■ **MATERIAL PROVIDED**:
※

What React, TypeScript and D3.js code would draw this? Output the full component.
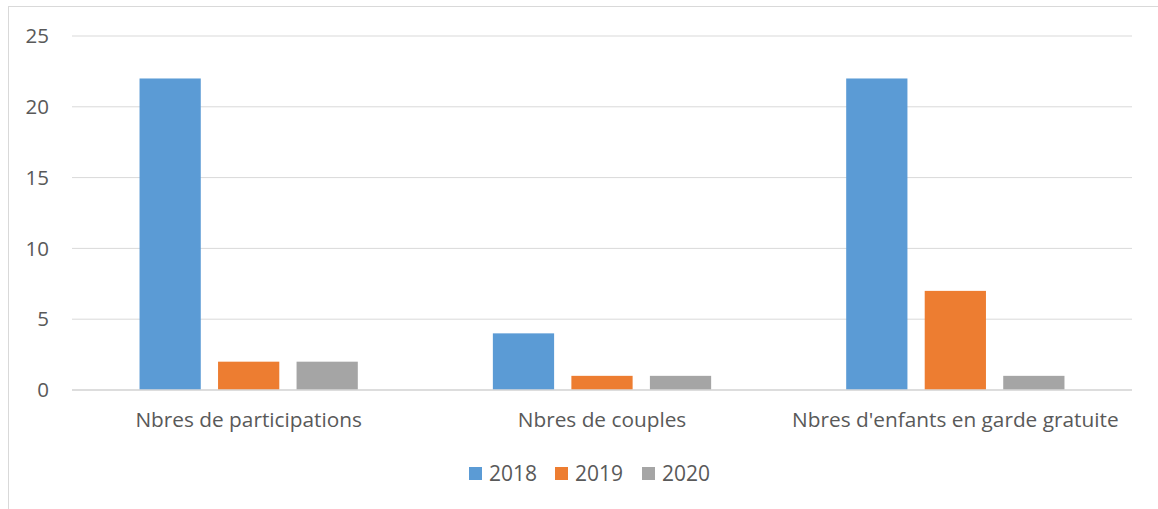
import React from "react";
import * as d3 from "d3";

const categories = ["Nbres de participations", "Nbres de couples", "Nbres d'enfants en garde gratuite"];
const seriesNames = ["2018", "2019", "2020"];
const values2018 = [22, 4, 22];
const values2019 = [2, 1, 7];
const values2020 = [2, 1, 1];
const yTicks = [0, 5, 10, 15, 20, 25];
const colors = ["#5B9BD5", "#ED7D31", "#A5A5A5"];

export default function App() {
  const W = 1158, H = 509;
  const left = 72, right = 1132, top = 36, bottom = 390;
  const series = [values2018, values2019, values2020];
  const x = d3.scaleBand<string>().domain(categories).range([left, right]).paddingInner(0).paddingOuter(0);
  const y = d3.scaleLinear().domain([0, 25]).range([bottom, top]);
  const inner = d3.scaleBand<string>().domain(seriesNames).range([0, x.bandwidth()]).paddingInner(0.22).paddingOuter(0.86);
  const font = "'Open Sans', sans-serif";
  const legendX = [469, 555, 642];
  return (
    <svg width={W} height={H} style={{ position: "absolute", left: 0, top: 0 }}>
      <rect x={0} y={0} width={W} height={H} fill="#fff" />
      <rect x={8.5} y={6.5} width={W + 10} height={H + 10} fill="none" stroke="#D9D9D9" strokeWidth={1} />
      {yTicks.map((t) => (
        <g key={t}>
          <line x1={left} x2={right} y1={y(t)} y2={y(t)} stroke="#D9D9D9" strokeWidth={1} />
          <text x={49} y={y(t)} dy="0.35em" textAnchor="end" fontFamily={font} fontSize={20.5} fill="#595959">{t}</text>
        </g>
      ))}
      {categories.map((c, ci) =>
        series.map((s, si) => (
          <rect key={c + si} x={(x(c) as number) + (inner(seriesNames[si]) as number)} width={inner.bandwidth()}
            y={y(s[ci])} height={y(0) - y(s[ci])} fill={colors[si]} />
        ))
      )}
      <line x1={left} x2={right} y1={y(0)} y2={y(0)} stroke="#D9D9D9" strokeWidth={1.5} />
      {categories.map((c) => (
        <text key={c} x={(x(c) as number) + x.bandwidth() / 2} y={427} textAnchor="middle" fontFamily={font} fontSize={20.8} fill="#595959">{c}</text>
      ))}
      {seriesNames.map((n, i) => (
        <g key={n}>
          <rect x={legendX[i]} y={467} width={13} height={13} fill={colors[i]} />
          <text x={legendX[i] + 20} y={481} fontFamily={font} fontSize={21} fill="#595959">{n}</text>
        </g>
      ))}
    </svg>
  );
}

※

■ **WHAT YOU ARE ASKED TO DO**:
Write out each line again precisely as it appears, skipping every picture.

■ **SOLUTION TO THIS EXERCISE**:
What React, TypeScript and D3.js code would draw this? Output the full component.
import React from "react";
import * as d3 from "d3";

const categories = ["Nbres de participations", "Nbres de couples", "Nbres d'enfants en garde gratuite"];
const seriesNames = ["2018", "2019", "2020"];
const values2018 = [22, 4, 22];
const values2019 = [2, 1, 7];
const values2020 = [2, 1, 1];
const yTicks = [0, 5, 10, 15, 20, 25];
const colors = ["#5B9BD5", "#ED7D31", "#A5A5A5"];

export default function App() {
  const W = 1158, H = 509;
  const left = 72, right = 1132, top = 36, bottom = 390;
  const series = [values2018, values2019, values2020];
  const x = d3.scaleBand<string>().domain(categories).range([left, right]).paddingInner(0).paddingOuter(0);
  const y = d3.scaleLinear().domain([0, 25]).range([bottom, top]);
  const inner = d3.scaleBand<string>().domain(seriesNames).range([0, x.bandwidth()]).paddingInner(0.22).paddingOuter(0.86);
  const font = "'Open Sans', sans-serif";
  const legendX = [469, 555, 642];
  return (
    <svg width={W} height={H} style={{ position: "absolute", left: 0, top: 0 }}>
      <rect x={0} y={0} width={W} height={H} fill="#fff" />
      <rect x={8.5} y={6.5} width={W + 10} height={H + 10} fill="none" stroke="#D9D9D9" strokeWidth={1} />
      {yTicks.map((t) => (
        <g key={t}>
          <line x1={left} x2={right} y1={y(t)} y2={y(t)} stroke="#D9D9D9" strokeWidth={1} />
          <text x={49} y={y(t)} dy="0.35em" textAnchor="end" fontFamily={font} fontSize={20.5} fill="#595959">{t}</text>
        </g>
      ))}
      {categories.map((c, ci) =>
        series.map((s, si) => (
          <rect key={c + si} x={(x(c) as number) + (inner(seriesNames[si]) as number)} width={inner.bandwidth()}
            y={y(s[ci])} height={y(0) - y(s[ci])} fill={colors[si]} />
        ))
      )}
      <line x1={left} x2={right} y1={y(0)} y2={y(0)} stroke="#D9D9D9" strokeWidth={1.5} />
      {categories.map((c) => (
        <text key={c} x={(x(c) as number) + x.bandwidth() / 2} y={427} textAnchor="middle" fontFamily={font} fontSize={20.8} fill="#595959">{c}</text>
      ))}
      {seriesNames.map((n, i) => (
        <g key={n}>
          <rect x={legendX[i]} y={467} width={13} height={13} fill={colors[i]} />
          <text x={legendX[i] + 20} y={481} fontFamily={font} fontSize={21} fill="#595959">{n}</text>
        </g>
      ))}
    </svg>
  );
}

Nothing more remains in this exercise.